Herr then challenged a five-year financial forecast given by Assistant Superintendent Mike Adamczyk, saying part of the projections were misleading and "just totally wrong" because certain expenditures were being counted twice. He added that Adamczyk changed his reporting method from past "proper" budgets.
Adamczyk responded that the new format better illustrates the required transfer of project money between funds. He noted that other districts follow the same practice and said District 15's year-end fund balance ends up being the same in either case. Thompson said he approved the new form because it seemed to make sense but that administrators will re-examine the change.
The discord then moved on to the goals Thompson has this year, with board member Manjula Sriram saying she felt "blindsided" by his brief overview because the board didn't have time to prepare questions. Herr added that Thompson's new contract should be reopened to accurately reflect ongoing and new goals, an issue discussed at length during a meeting last month.
Thompson again reiterated that he intends to see through goals he has outlined, whether or not they're formally listed in his contract.
I'm going to work on those (goals). You can either trust me or not," he said.

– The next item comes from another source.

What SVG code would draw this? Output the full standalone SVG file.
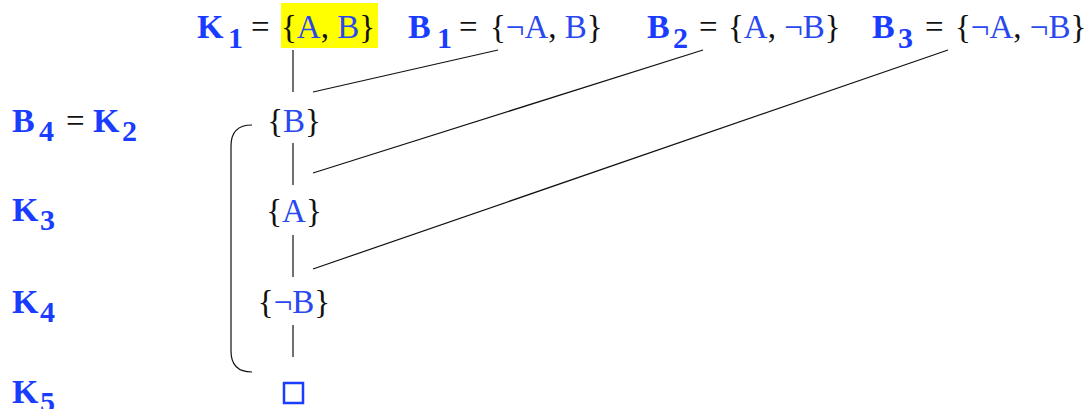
<svg xmlns="http://www.w3.org/2000/svg" width="1090" height="409" viewBox="0 0 1090 409">
<style>
.lbl{font-family:"Liberation Serif",serif;font-weight:bold;font-size:34px;fill:#1a3cff}
.sub{font-family:"Liberation Serif",serif;font-weight:bold;font-size:30px;fill:#1a3cff}
.t{font-family:"Liberation Serif",serif;font-size:33px;fill:#111}
.b{fill:#2a48f0}
.ln{stroke:#111;stroke-width:1.2;fill:none}
</style>
<rect width="1090" height="409" fill="#fff"/>
<g id="top-K1">
<rect x="281" y="3" width="97" height="45" fill="#ffff00"/>
<text class="lbl" x="197" y="38">K</text><text class="sub" x="228" y="48">1</text>
<text class="t" x="251" y="38">=</text>
<text class="t" x="281" y="38">{<tspan class="b">A</tspan>, <tspan class="b">B</tspan>}</text>
</g>
<g id="top-B1">
<text class="lbl" x="408" y="38">B</text><text class="sub" x="437" y="48">1</text>
<text class="t" x="459" y="38">=</text>
<text class="t" x="490" y="38">{<tspan class="b">¬A</tspan>, <tspan class="b">B</tspan>}</text>
</g>
<g id="top-B2">
<text class="lbl" x="647" y="38">B</text><text class="sub" x="673" y="48">2</text>
<text class="t" x="699" y="38">=</text>
<text class="t" x="728" y="38">{<tspan class="b">A</tspan>, <tspan class="b">¬B</tspan>}</text>
</g>
<g id="top-B3">
<text class="lbl" x="872" y="38">B</text><text class="sub" x="898" y="48">3</text>
<text class="t" x="925" y="38">=</text>
<text class="t" x="955" y="38">{<tspan class="b">¬A</tspan>, <tspan class="b">¬B</tspan>}</text>
</g>
<g id="label-B4K2">
<text class="lbl" x="12" y="132">B</text><text class="sub" x="39" y="141">4</text>
<text class="t" x="66" y="132">=</text>
<text class="lbl" x="93" y="132">K</text><text class="sub" x="122" y="141">2</text>
</g>
<g id="label-K3"><text class="lbl" x="12" y="221">K</text><text class="sub" x="40" y="230">3</text></g>
<g id="label-K4"><text class="lbl" x="12" y="313">K</text><text class="sub" x="40" y="322">4</text></g>
<g id="label-K5"><text class="lbl" x="12" y="403">K</text><text class="sub" x="40" y="412">5</text></g>
<g id="node-B"><text class="t" x="294" y="132" text-anchor="middle">{<tspan class="b">B</tspan>}</text></g>
<g id="node-A"><text class="t" x="294" y="222" text-anchor="middle">{<tspan class="b">A</tspan>}</text></g>
<g id="node-notB"><text class="t" x="294" y="313" text-anchor="middle">{<tspan class="b">¬B</tspan>}</text></g>
<g id="node-empty"><rect x="284" y="383" width="19" height="20" fill="none" stroke="#1a3cff" stroke-width="2.5"/></g>
<g id="connectors">
<line class="ln" x1="293" y1="50" x2="293" y2="92"/>
<line class="ln" x1="313" y1="92" x2="498" y2="50"/>
<line class="ln" x1="293" y1="143" x2="293" y2="185"/>
<line class="ln" x1="313" y1="173" x2="703" y2="50"/>
<line class="ln" x1="293" y1="235" x2="293" y2="277"/>
<line class="ln" x1="313" y1="269" x2="948" y2="50"/>
<line class="ln" x1="293" y1="325" x2="293" y2="357"/>
<path class="ln" d="M252,125 Q231,125 231,146 L231,351 Q231,372 252,372"/>
</g>
</svg>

Herr, Sriram and Gerard Iannuzzelli, who have consistently aligned themselves since the April election gave the other four board members a voting majority, challenged several more recommendations that included topics to be discussed at an upcoming communication forum, the accuracy of meeting minutes and whether the board's annual goals should be more detailed. Board President Peggy Babcock said it was bordering on micromanaging.
When a roll call was taken to adjourn the meeting, other clearly frustrated board members answered either "abstain" or "no" to reflect disagreement throughout the night. Afterward, Babcock said the board won't always reach a consensus.
"It's a Democratic process," she said. "Sometimes we'll agree and sometimes we'll disagree."